Only one of nine states to employ such a tax, Ohio’s tax is imposed annually on businesses based on gross receipts from business productivity. Businesses with Ohio taxable gross receipts of $150,000 or more per calendar year must register for the tax.

House Bill 234 would reduce the CAT during the course of a five-year period by implementing a reduction by 20 percent each year until it is completely repealed, Gross explained.

McClain, HB 243’s joint sponsor, defined the term “pyramiding” to his House peers.

“Tax pyramiding is when taxation is repeated at multiple points within a production chain which ultimately results in excessively high rates on products involving multiple companies along the production path and lower rates on products produced with limited production stages or entirely in-house,” he said.

The lawmaker said the appeal of such a tax scheme is the rate is low and it can be spread broadly across all types of businesses.

“But, as we’ve experienced in years since 2005, the actual effect on businesses has been very different,” McClain continued. “Any gross receipt-based tax policy inherently creates disparate effective tax rates for businesses and industries. It doesn’t rely on net-profit margin or even profitability at all.

“The effect of this is reflected in Ohio by the creation of many exclusions or ‘carve-outs’ since 2005 as we’ve realized the CAT simply doesn’t work for some Ohio-based operations or industries. We are up to (No.) 42 on the growing list.”

The phase out would begin next year, pending the bill’s approval.

According to analysis by the Ohio Legislative Service Commission, commercial activity tax liability would be calculated at the following phase-out rates: 80 percent for calendar year 2022; 60 percent for 2023; 40 percent for 2024; 20 percent for 2025.

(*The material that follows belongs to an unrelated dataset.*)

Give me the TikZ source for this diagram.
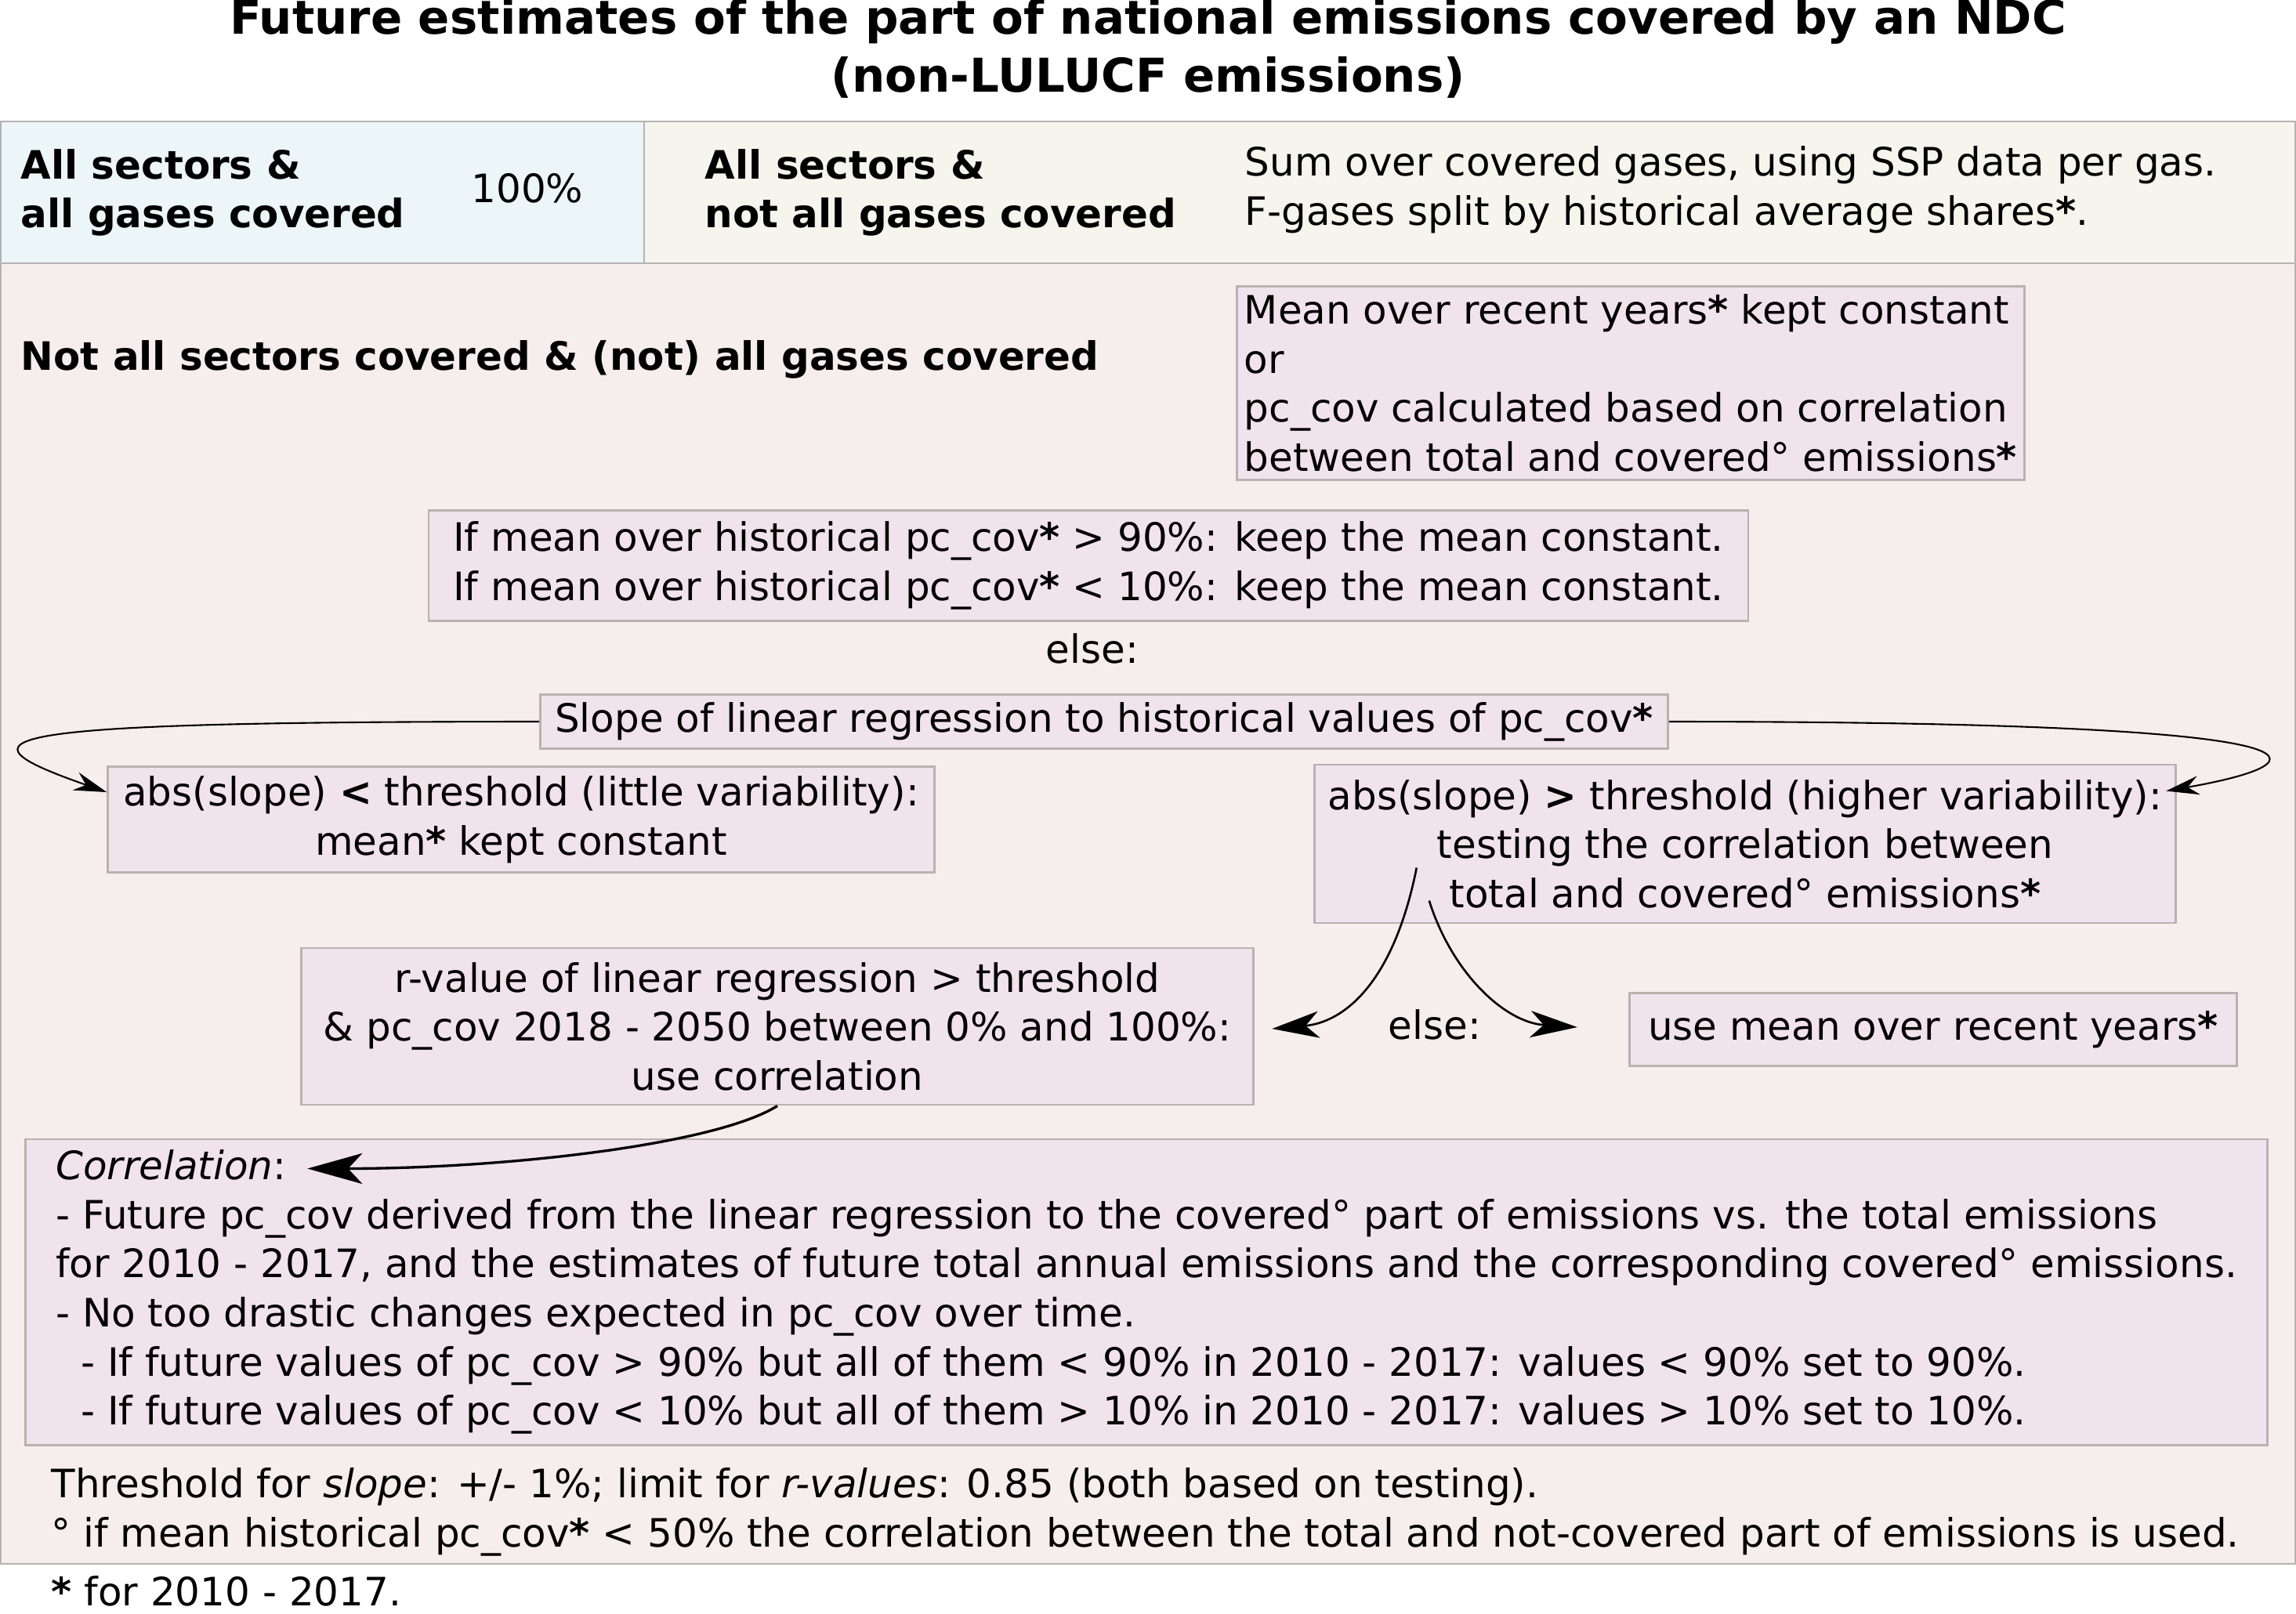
\documentclass[tikz,border=0pt]{standalone}
\usepackage{fontspec}
\setmainfont{DejaVu Sans}
\usetikzlibrary{arrows.meta,calc}
\definecolor{panel}{RGB}{246,238,237}
\definecolor{boxfill}{RGB}{241,227,236}
\definecolor{allfill}{RGB}{236,245,248}
\definecolor{gasfill}{RGB}{245,245,238}
\definecolor{edge}{RGB}{184,178,178}
\newcommand{\st}{\textbf{*}}

\begin{document}
\begin{tikzpicture}[x=0.01cm,y=-0.01cm,
    txt/.style={font=\fontsize{14.2}{17.8}\selectfont,inner sep=0pt},
    hd/.style={txt,font=\fontsize{14.2}{17.8}\selectfont\bfseries},
    pbox/.style={txt,draw=edge,line width=0.8pt,fill=boxfill,align=center},
    flow/.style={-{Stealth[length=6mm,width=3.4mm,inset=1.7mm]},line width=0.75pt},
    loop/.style={-{Stealth[length=4.2mm,width=2.4mm,inset=1.4mm]},line width=0.6pt},
    thick flow/.style={-{Stealth[length=7mm,width=3.9mm,inset=1.8mm]},line width=0.95pt}]
    \useasboundingbox (0,0) rectangle (2930,2059);
    \fill[white] (0,0) rectangle (2930,2059);
    \node[txt,font=\fontsize{16.9}{21}\selectfont\bfseries,align=center] (title) at (1465,62)
      {Future estimates of the part of national emissions covered by an NDC\\(non-LULUCF emissions)};
    \draw[edge,line width=0.8pt,fill=allfill] (1,155) rectangle (822,336);
    \draw[edge,line width=0.8pt,fill=gasfill] (822,155) rectangle (2929,336);
    \draw[edge,line width=0.8pt,fill=panel] (1,336) rectangle (2929,1996);
    \node[hd,anchor=west,align=left] (allsec) at (26,246) {All sectors \&\\all gases covered};
    \node[txt] (hundred) at (673,240) {100\%};
    \node[hd,anchor=west,align=left] (notgas) at (899,246) {All sectors \&\\not all gases covered};
    \node[txt,anchor=west,align=left] (ssp) at (1588,242)
      {Sum over covered gases, using SSP data per gas.\\F-gases split by historical average shares\st.};
    \node[hd,anchor=west] (notsec) at (26,459) {Not all sectors covered \& (not) all gases covered};
    \node[pbox,align=left,minimum width=10.05cm,minimum height=2.47cm] (meanbox) at (2081,489)
      {Mean over recent years\st{} kept constant\\or\\pc\_cov calculated based on correlation\\between total and covered° emissions\st};
    \node[pbox,align=left,minimum width=16.83cm,minimum height=1.41cm] (ifbox) at (1389,722)
      {If mean over historical pc\_cov\st{} > 90\%: keep the mean constant.\\If mean over historical pc\_cov\st{} < 10\%: keep the mean constant.};
    \node[txt] (else1) at (1394,828) {else:};
    \node[pbox,minimum width=14.38cm,minimum height=0.69cm] (slope) at (1409,921)
      {Slope of linear regression to historical values of pc\_cov\st};
    \node[pbox,minimum width=10.54cm,minimum height=1.35cm] (absl) at (665,1046)
      {abs(slope) \textbf{<} threshold (little variability):\\mean\st{} kept constant};
    \node[pbox,minimum width=10.99cm,minimum height=2.02cm] (absg) at (2227,1077)
      {abs(slope) \textbf{>} threshold (higher variability):\\testing the correlation between\\total and covered° emissions\st};
    \node[pbox,minimum width=12.15cm,minimum height=2.00cm] (rval) at (992,1310)
      {r-value of linear regression > threshold\\\& pc\_cov 2018 - 2050 between 0\% and 100\%:\\use correlation};
    \node[txt] (else2) at (1831,1308) {else:};
    \node[pbox,minimum width=7.75cm,minimum height=0.93cm] (usemean) at (2467,1314)
      {use mean over recent years\st};
    \node[pbox,align=left,minimum width=28.59cm,minimum height=3.90cm] (corr) at (1463,1649)
      {\textit{Correlation}:\\
       - Future pc\_cov derived from the linear regression to the covered° part of emissions vs. the total emissions\\
       for 2010 - 2017, and the estimates of future total annual emissions and the corresponding covered° emissions.\\
       - No too drastic changes expected in pc\_cov over time.\\
       \hspace*{0.32cm}- If future values of pc\_cov > 90\% but all of them < 90\% in 2010 - 2017: values < 90\% set to 90\%.\\
       \hspace*{0.32cm}- If future values of pc\_cov < 10\% but all of them > 10\% in 2010 - 2017: values > 10\% set to 10\%.};
    \node[txt,anchor=west,align=left] (notes) at (65,1930)
      {Threshold for \textit{slope}: +/- 1\%; limit for \textit{r-values}: 0.85 (both based on testing).\\
       ° if mean historical pc\_cov\st{} < 50\% the correlation between the total and not-covered part of emissions is used.};
    \node[txt,anchor=west] (star) at (65,2031) {\st{} for 2010 - 2017.};
    \coordinate (abslin) at ($(absl.north west)+(0,34)$);
    \coordinate (absgin) at ($(absg.north east)+(-14,35)$);
    \coordinate (split1) at ($(absg.south west)+(132,-72)$);
    \coordinate (split2) at ($(absg.south west)+(148,-30)$);
    \coordinate (rvalin) at ($(rval.east)+(22,3)$);
    \coordinate (meanin) at ($(usemean.west)+(-65,-3)$);
    \coordinate (corrin) at ($(corr.north west)+(361,39)$);
    \draw[loop] (slope.west) .. controls +(-720,0) and +(-200,-70) .. (abslin);
    \draw[loop] (slope.east) .. controls +(900,0) and +(200,-35) .. (absgin);
    \draw[flow] (split1) .. controls +(-30,150) and +(90,-8) .. (rvalin);
    \draw[flow] (split2) .. controls +(29,92) and +(-93,-6) .. (meanin);
    \draw[thick flow] (rval.south) .. controls +(-80,50) and +(250,0) .. (corrin);
  \end{tikzpicture}
\end{document}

Under current law, 85 percent of commercial activity tax revenue, after deductions for the costs of administering the tax, is credited to the General Revenue Fund, 13 percent is credited to the School District Property Tax Replacement Fund and two percent is credited to the Local Government Property Tax Replacement Fund, the commission’s analysis provided.

“The net effect of the CAT repeal is that the GRF will bear the total cost of making TPP replacement payments, instead of all or part of that cost being paid directly from CAT receipts,” attorney Michael Hinel wrote for the commission.

HB 234, which enjoys co-sponsor support of 13 fellow House members, awaits further consideration by the committee.